Unveiling the Unseen: Exploring Whitebox Membership Inference through the Lens of Explainability
Chenxi Li, Abhinav Kumar, Zhen Guo, Jie Hou, Reza Tourani
TL;DR
This work tackles privacy risks from white-box MIAs by identifying a small subset of hidden activations that most strongly influence membership leakage. It introduces a neuron-selection pipeline guided by statistical tests and SHAP-based ensembling, plus an attack-driven explainable framework that links raw input features to MIA success via a cascaded target–attack model with forward hooks. The authors demonstrate up to $26.9\%$ improvements over prior white-box MIAs across multiple datasets and architectures, and quantify the overlap between features driving classification and membership inference using SHAP and SSIM analyses. The findings offer practical guidance for designing defenses that perturb high-impact raw features while preserving target task performance, leveraging interpretable insights into the privacy-attack mechanisms.
Abstract
The increasing prominence of deep learning applications and reliance on personalized data underscore the urgent need to address privacy vulnerabilities, particularly Membership Inference Attacks (MIAs). Despite numerous MIA studies, significant knowledge gaps persist, particularly regarding the impact of hidden features (in isolation) on attack efficacy and insufficient justification for the root causes of attacks based on raw data features.
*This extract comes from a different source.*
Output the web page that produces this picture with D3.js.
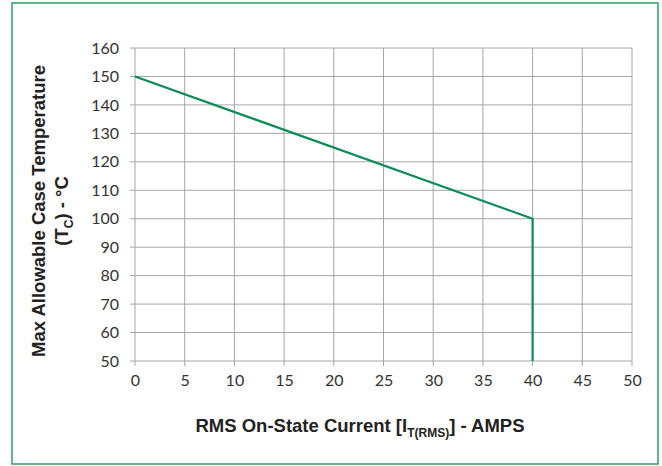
<!DOCTYPE html>
<html>
<head>
<meta charset="utf-8">
<script src="https://cdn.jsdelivr.net/npm/d3@7"></script>
<style>
  body { margin: 0; background: #fff; }
  .tick text { font-family: Lato, "Open Sans", sans-serif; font-size: 16px; fill: #333; }
  .title { font-family: "Liberation Sans", Arial, sans-serif; font-weight: bold; font-size: 18.5px; fill: #222; }
</style>
</head>
<body>
<svg width="662" height="466"></svg>
<script>
// derating curve
var currentAmps = [0, 40, 40];
var caseTemp = [150, 100, 50];
var xTicks = [0, 5, 10, 15, 20, 25, 30, 35, 40, 45, 50];
var yTicks = [50, 60, 70, 80, 90, 100, 110, 120, 130, 140, 150, 160];

var svg = d3.select("svg");

svg.append("rect")
    .attr("x", 12).attr("y", 3)
    .attr("width", 646).attr("height", 461)
    .attr("fill", "none")
    .attr("stroke", "#2e9e68")
    .attr("stroke-width", 1.5);

var x = d3.scaleLinear().domain([0, 50]).range([135, 632]),
    y = d3.scaleLinear().domain([50, 160]).range([361, 48]);

// grid
svg.append("g")
  .selectAll("line")
  .data(xTicks)
  .enter().append("line")
    .attr("x1", function(d) { return x(d); })
    .attr("x2", function(d) { return x(d); })
    .attr("y1", y(160)).attr("y2", y(50) + 5)
    .attr("stroke", "#a6a6a6");

svg.append("g")
  .selectAll("line")
  .data(yTicks)
  .enter().append("line")
    .attr("x1", x(0) - 5).attr("x2", x(50))
    .attr("y1", function(d) { return y(d); })
    .attr("y2", function(d) { return y(d); })
    .attr("stroke", "#a6a6a6");

var xAxis = svg.append("g")
    .attr("transform", "translate(0," + y(50) + ")")
    .call(d3.axisBottom(x).tickValues(xTicks).tickSize(0).tickPadding(14));
xAxis.select(".domain").remove();

var yAxis = svg.append("g")
    .attr("transform", "translate(" + x(0) + ",0)")
    .call(d3.axisLeft(y).tickValues(yTicks).tickSize(0).tickPadding(16));
yAxis.select(".domain").remove();

var line = d3.line()
    .x(function(d, i) { return x(currentAmps[i]); })
    .y(function(d, i) { return y(caseTemp[i]); });

svg.append("path")
    .datum(currentAmps)
    .attr("d", line)
    .attr("fill", "none")
    .attr("stroke", "#0d8c56")
    .attr("stroke-width", 2.2);

// axis titles
var xt = svg.append("text")
    .attr("class", "title")
    .attr("x", 360).attr("y", 432)
    .attr("text-anchor", "middle");
xt.append("tspan").text("RMS On-State Current [I");
xt.append("tspan").attr("font-size", "12px").attr("dy", 5).text("T(RMS)");
xt.append("tspan").attr("dy", -5).text("] - AMPS");

var yt = svg.append("g")
    .attr("transform", "translate(45,211) rotate(-90)");
yt.append("text")
    .attr("class", "title")
    .attr("text-anchor", "middle")
    .text("Max Allowable Case Temperature");
var yt2 = yt.append("text")
    .attr("class", "title")
    .attr("y", 23)
    .attr("text-anchor", "middle");
yt2.append("tspan").text("(T");
yt2.append("tspan").attr("font-size", "12px").attr("dy", 5).text("C");
yt2.append("tspan").attr("dy", -5).text(") - °C");
</script>
</body>
</html>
In this paper, we aim to address these knowledge gaps by first exploring statistical approaches to identify the most informative neurons and quantifying the significance of the hidden activations from the selected neurons on attack accuracy, in isolation and combination. Additionally, we propose an attack-driven explainable framework by integrating the target and attack models to identify the most influential features of raw data that lead to successful membership inference attacks. Our proposed MIA shows an improvement of up to 26% on state-of-the-art MIA.